Time Matters

There is a marvellous gem of elucidation in To Tell a Story: Narrative Theory and Practice. Papers Read at a Clark Library Seminar. February 4, 1972. It is Stanley Fish's reading of a sermon by Lancelot Andrewes. It is difficult to do the piece justice by selective quoting. But we try:

Ten is an arbitrary number signaling the end of an arbitrary sequence; any number would have done, any order would have served; it is a matter of indifference, an indifference Andrewes displays openly when he closes or rather stops by remarking: "I see, I shall not be able to goe further than this verse." Here we see exactly how time is at once everything and nothing; presumably the bell has rung and he must giver over, but while time has run out, the sermon is nevertheless complete, for the meaning it offers is found not at the end of it, in the fullness of time, but at every point in its temporal succession.

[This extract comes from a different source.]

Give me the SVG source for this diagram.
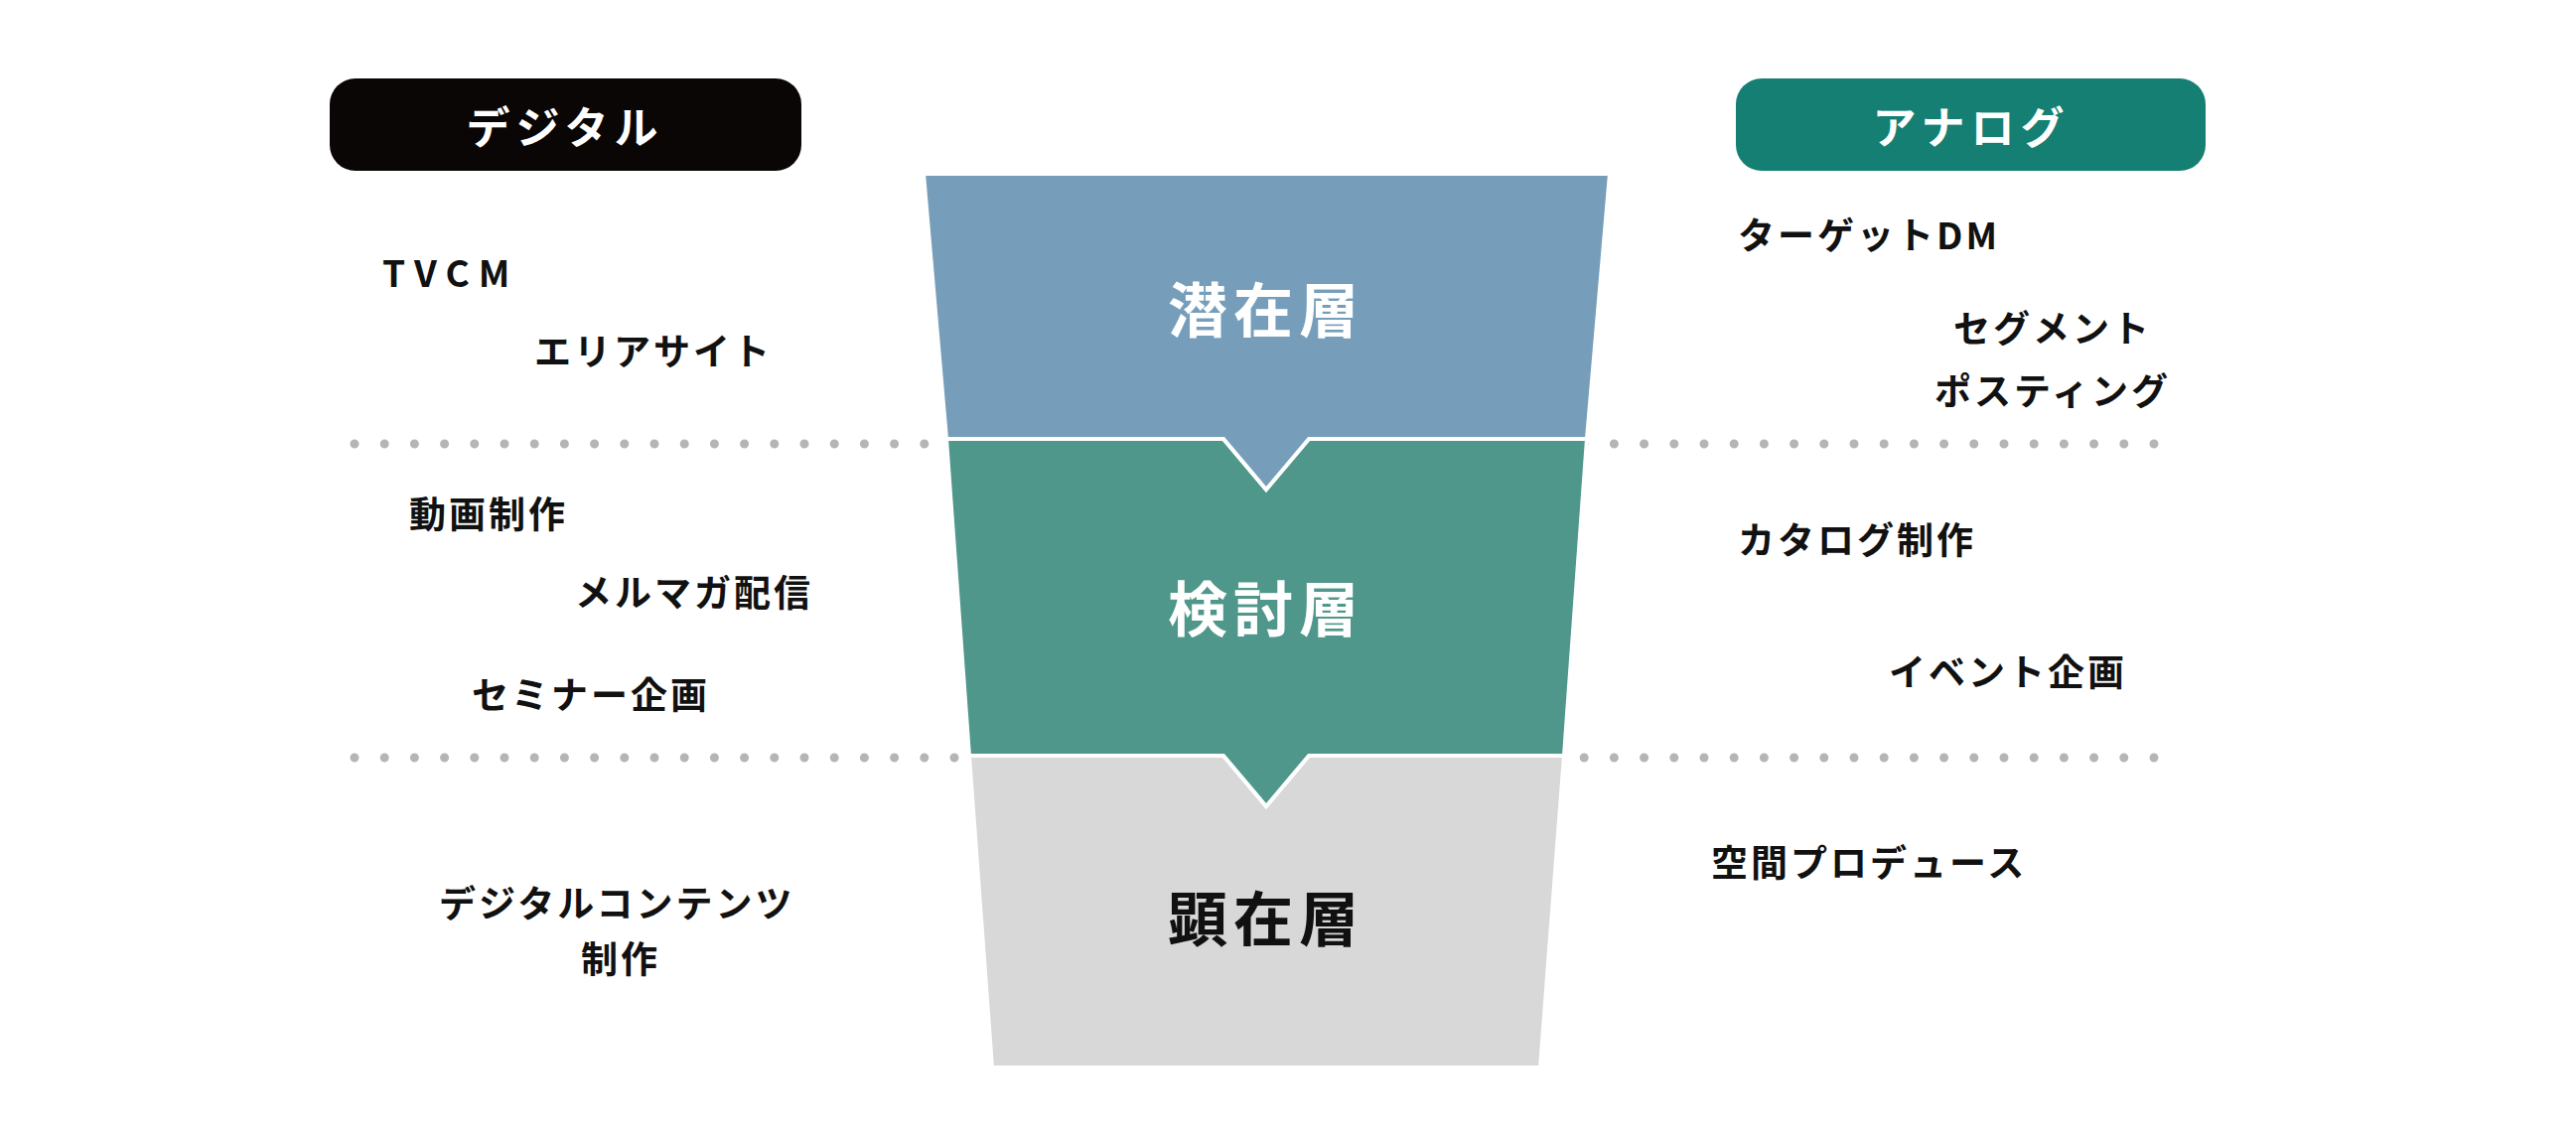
<svg xmlns="http://www.w3.org/2000/svg" width="2594" height="1141" viewBox="0 0 2594 1141">
<style>
text{font-family:"Noto Sans CJK JP","Noto Sans",sans-serif;font-weight:700;dominant-baseline:central}
.it{font-size:37px;fill:#111;letter-spacing:3px}
.ly{font-size:60px;text-anchor:middle;letter-spacing:6px}
.hd{font-size:44px;fill:#fff;text-anchor:middle;letter-spacing:6px}
.dot{stroke:#b5b5b5;stroke-width:9;stroke-linecap:round;stroke-dasharray:0 30.2;fill:none}
</style>
<rect width="2594" height="1141" fill="#fff"/>
<g id="connectors">
<line class="dot" x1="357" y1="447" x2="2170" y2="447"/>
<line class="dot" x1="357" y1="763" x2="2170" y2="763"/>
</g>
<g id="layer3"><polygon points="976,761 1232,761 1275,812 1318,761 1575,761 1551,1075 999,1075" fill="#d8d8d8" stroke="#fff" stroke-width="4"/><text class="ly" x="1275" y="921" fill="#111">顕在層</text></g>
<g id="layer2"><polygon points="953,442 1232,442 1275,493 1318,442 1598,442 1575,761 1318,761 1275,812 1232,761 976,761" fill="#4f978a" stroke="#fff" stroke-width="4"/><text class="ly" x="1275" y="609" fill="#fff">検討層</text></g>
<g id="layer1"><polygon points="930,175 1621,175 1598,442 1318,442 1275,493 1232,442 953,442" fill="#769eba" stroke="#fff" stroke-width="4"/><text class="ly" x="1275" y="308" fill="#fff">潜在層</text></g>
<g id="digital"><rect x="332" y="79" width="475" height="93" rx="26" fill="#0a0606"/><text class="hd" x="569" y="126">デジタル</text></g>
<g id="analog"><rect x="1748" y="79" width="473" height="93" rx="26" fill="#147f72"/><text class="hd" x="1985" y="126">アナログ</text></g>
<g id="items">
<text class="it" x="385" y="273" style="letter-spacing:9px">TVCM</text>
<text class="it" x="538" y="352">エリアサイト</text>
<text class="it" x="412" y="516">動画制作</text>
<text class="it" x="579" y="595">メルマガ配信</text>
<text class="it" x="475" y="698">セミナー企画</text>
<text class="it" x="442" y="908">デジタルコンテンツ</text>
<text class="it" x="625" y="964" text-anchor="middle">制作</text>
<text class="it" x="1750" y="235">ターゲットDM</text>
<text class="it" x="2067" y="329" text-anchor="middle">セグメント</text>
<text class="it" x="2067" y="392" text-anchor="middle">ポスティング</text>
<text class="it" x="1750" y="542">カタログ制作</text>
<text class="it" x="1902" y="675">イベント企画</text>
<text class="it" x="1723" y="867">空間プロデュース</text>
</g>
</svg>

Am I then arguing that the parts of the sermon could be rearranged with no loss of coherence or power? Not at all, for, paradoxically, it is the sequence of the sermon as it stands that leads us to affirm the irrelevance of sequence. The experiential point is realized only through the agency of the structure it subverts, which becomes, in effect, the vehicle of its own abandonment.
At some point the essay will fall into the public domain and some enterprising soul will upload it. Or before then some donor will underwrite the expense of bringing all the William Andrews Clark Memorial Library Seminar Papers to open digital access. I am indifferent to the order of the options but desirous of the essay getting a wide reading.